For students considering a summer abroad, this program cannot be beaten. As a veteran of three summer study abroad programs (and I also highly recommend the program to Alcala-de-Henares, Spain), I honestly believe that I have grown more as a person this summer than I ever have grown in my whole life. In the paraphrased words of Dr. Glyn Redworth, a historian who was one of my tutors on the program, it’s highly probable that you will take away from the program a sense of who you are, what you are, why you believe what you believe, and why your personal identity is so complex, also realizing that the world is not so black and white as it might have seemed.

H-SC Students Conclude an Unforgettable Experience in Spain

by Wesley R. Sholtes ’05

From May 17 to June 21, 2003, Assistant Professor of Modern Languages Dieudonne Afatsawo, Lecturer in Modern Languages Keith Sprouse, and fifteen Hampden-Sydney students spent an arduous, but highly enjoyable, May Term Study Abroad program in Alcala de Henares, Spain.

 

The program, which combined the teaching styles of native Spanish-speaking professors with those of Afatsawo and Sprouse, included three hours of class each morning and several excursion trips.  In order to maximize their immersion into the language and culture of Spain, students also stayed with host families who only spoke Spanish.  

 Among the noteworthy cities and sites that the group visited were Madrid, Sevilla, Avila, El Escorial, El Valle de los Ca?dos, Toledo, all renowned for their historical and cultural relevance to Spain.  Students spent time gawking at cathedrals, castles, an aqueduct, huge stone walls, a huge monument to Franco, and famous paintings and artwork in the Museum Prado and the Reina de Sofia.  The excursions usually involved walking long distances and carrying bocadillos for lunch, all the while sweating profusely under the fierce Spanish sun.

Tony Quitiquit (far right in picture above), a sophomore from Emporia, VA, participating in the 201-202 class taught by Sprouse, offers his comments about the quality of the program from an academic standpoint.  “I learned more in five weeks than I would [have learned] in two semesters,” says Quitiquit.  “I would have liked it a little more relaxed.”   Quitiquit says that some nights he was unable to go out of his house because he had to study in order to get a decent grade.  “May term is just as much about experiencing the country,” he asserts.

The 303-485 class, on the other hand, viewed their work load as relatively light in comparison, although the class itself was far from easy. The upper level class attended several lectures in Madrid, gave daily oral presentation analyzing a news article or television show, and wrote several papers. Despite these challenges, advanced students generally had time to enjoy Spain and improve their Spanish through constant exposure to locals.

Such exposure often took place off the beaten path of tourists, especially with regard to the nightlife in Alcal? de Henares.  Many students spent time in bars and discotheques that, on weekends, are open as late as 8:00 in the morning.
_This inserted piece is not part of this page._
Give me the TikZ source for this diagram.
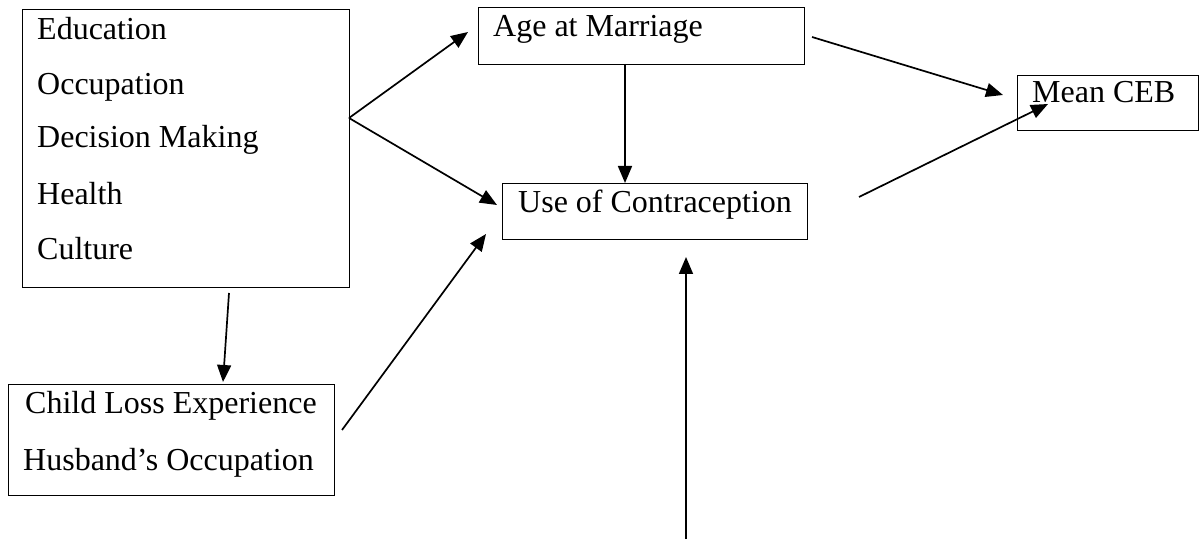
\documentclass[tikz,border=0pt]{standalone}
\usepackage{fontspec}
\setmainfont{Liberation Serif}
\usetikzlibrary{arrows.meta}
\begin{document}
\begin{tikzpicture}[x=1pt,y=-1pt,
  box/.style={draw=black,line width=1.3pt,inner sep=0pt,anchor=north west},
  lbl/.style={anchor=base west,inner sep=0pt,font=\fontsize{32}{38}\selectfont},
  arr/.style={line width=1.7pt,-{Triangle[length=17pt,width=14pt]}}]
\useasboundingbox (0,0) rectangle (1203,548);
% boxes
\node[box,minimum width=327pt,minimum height=278pt] (b1) at (22,9) {};
\node[box,minimum width=326pt,minimum height=57pt] (age) at (478,7) {};
\node[box,minimum width=305pt,minimum height=56pt] (con) at (502,183) {};
\node[box,minimum width=181pt,minimum height=55pt] (ceb) at (1017,75) {};
\node[box,minimum width=326pt,minimum height=111pt] (chl) at (8,384) {};
% texts
\node[lbl] (t1) at (37,40) {Education};
\node[lbl] (t2) at (37,95) {Occupation};
\node[lbl] (t3) at (37,148) {Decision Making};
\node[lbl] (t4) at (37,205) {Health};
\node[lbl] (t5) at (37,260) {Culture};
\node[lbl] (tage) at (493,37) {Age at Marriage};
\node[lbl] (tcon) at (518,213) {Use of Contraception};
\node[lbl] (tceb) at (1032,103) {Mean CEB};
\node[lbl] (tch1) at (25,413) {Child Loss Experience};
\node[lbl] (tch2) at (23,470) {Husband’s Occupation};
% connector end points
\coordinate (p1) at (349,118);
\coordinate (q1) at (468,32);
\coordinate (q2) at (497,205);
\coordinate (p3) at (625,64);
\coordinate (q3) at (625,183);
\coordinate (p4) at (812,37);
\coordinate (q4) at (1003,95);
\coordinate (p5) at (859,197);
\coordinate (q5) at (1048,104);
\coordinate (p6) at (342,430);
\coordinate (q6) at (486,234);
\coordinate (p7) at (686,539);
\coordinate (q7) at (686,257);
\coordinate (p8) at (229,293);
\coordinate (q8) at (223,382);
% connectors
\draw[arr] (p1) -- (q1);
\draw[arr] (p1) -- (q2);
\draw[arr] (p3) -- (q3);
\draw[arr] (p4) -- (q4);
\draw[arr] (p5) -- (q5);
\draw[arr] (p6) -- (q6);
\draw[arr] (p7) -- (q7);
\draw[arr] (p8) -- (q8);
\end{tikzpicture}
\end{document}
As one might gather, a few students spent practically the whole night partying before going to class or to their excursion.

In a couple of instances, such habits caused disharmony with the professors. Yet despite a couple of foolish incidents, many found themselves more mature after a month of freedom in a foreign county.  According to Quitiquit, “There was a lot of [growing up] on the trip.”

Quitiquit believes that the friendships he made with both the native Spaniards and American students studying in Alcala made his trip to Spain worthwhile. “I can come back to Spain and have a home.”  Students made good friends with Spaniards and with a number of Latin Americans visiting Spain to work or study.  Some were from Mexico, Argentina, and Chile.

However, because many American students were studying at the nearby University of Alcala de Henares, Hampden-Sydney students found it all too easy to hang out with them and to speak English.  Hampden-Sydney students made friendships with other students from Alabama, North Carolina, Ohio, Arizona, California, and other states.

Favorite pastimes for students included eating tapas and hanging out in the Plaza de Cervantes, a familiar gathering place for the Spanish people in which it is the custom to sit down and socialize for several hours.  In fact, Spanish people never visit each other’s houses for social purposes; rather, they go out to a plaza or park to pass the time of day or night.  As a result, couples kissing or embracing on benches in public is a familiar sight.

The typical family in Spain does not spend much time working while at home. After meals, the primary activity is watching television; they only have a few channels. The food is simple but served in large quantities, especially at lunch, which is the biggest meal by a long shot. After the main meal, which is eaten no earlier than two in the afternoon but usually later, the Spanish people take a siesta until about 5 or 5:30.  Our students would usually spend this time with their host families before going out again around six.  Supper was served around nine or later.

During the four-day vacation set aside by the program for traveling, a majority of the students elected to take a trip to the beaches of Mallorca, a large island off the east coast of Spain in the Mediterranean.  While staying at a four-star hotel designed for vacationing families, students cooked meals for themselves in their rooms and got sunburned on the beach.  Quitiquit thoroughly enjoyed “sitting under straw huts, eating pineapple, and looking out at the clear, blue water.” A few students also took the opportunity to go snorkeling nearby.

Toward the end of the trip, a few students went to a bullfight.  At the bullfight, matadors alternated and killed five bulls altogether, while a sixth lived to see another day. The matadors demonstrated an impressive display of hand-eye coordination and strength.  Excitingly, the last bull charged at and succeeded in knocking over a well-armored horse and its rider, whose purpose for the bullfight was to weaken the charging bull by stabbing the bull in the neck using a long pole with a sharp prong on the end.

Other students went shopping in Madrid on occasion and visited the swimming pool when it opened toward the end of the trip.  One student even went to another beach with a female bartender from Mr. Donkey, perhaps the most popular bar among the students because of its adaptation of the American concept of happy hour.  Still others played soccer in the park from time to time.

When all was said and done, everyone was ready to go home when the time came.  However, when they look back on their experiences, they will never forget them.  Nor will I. I highly recommend the program to anyone looking to get six credits in Spanish and enjoy a foreign country to the maximum.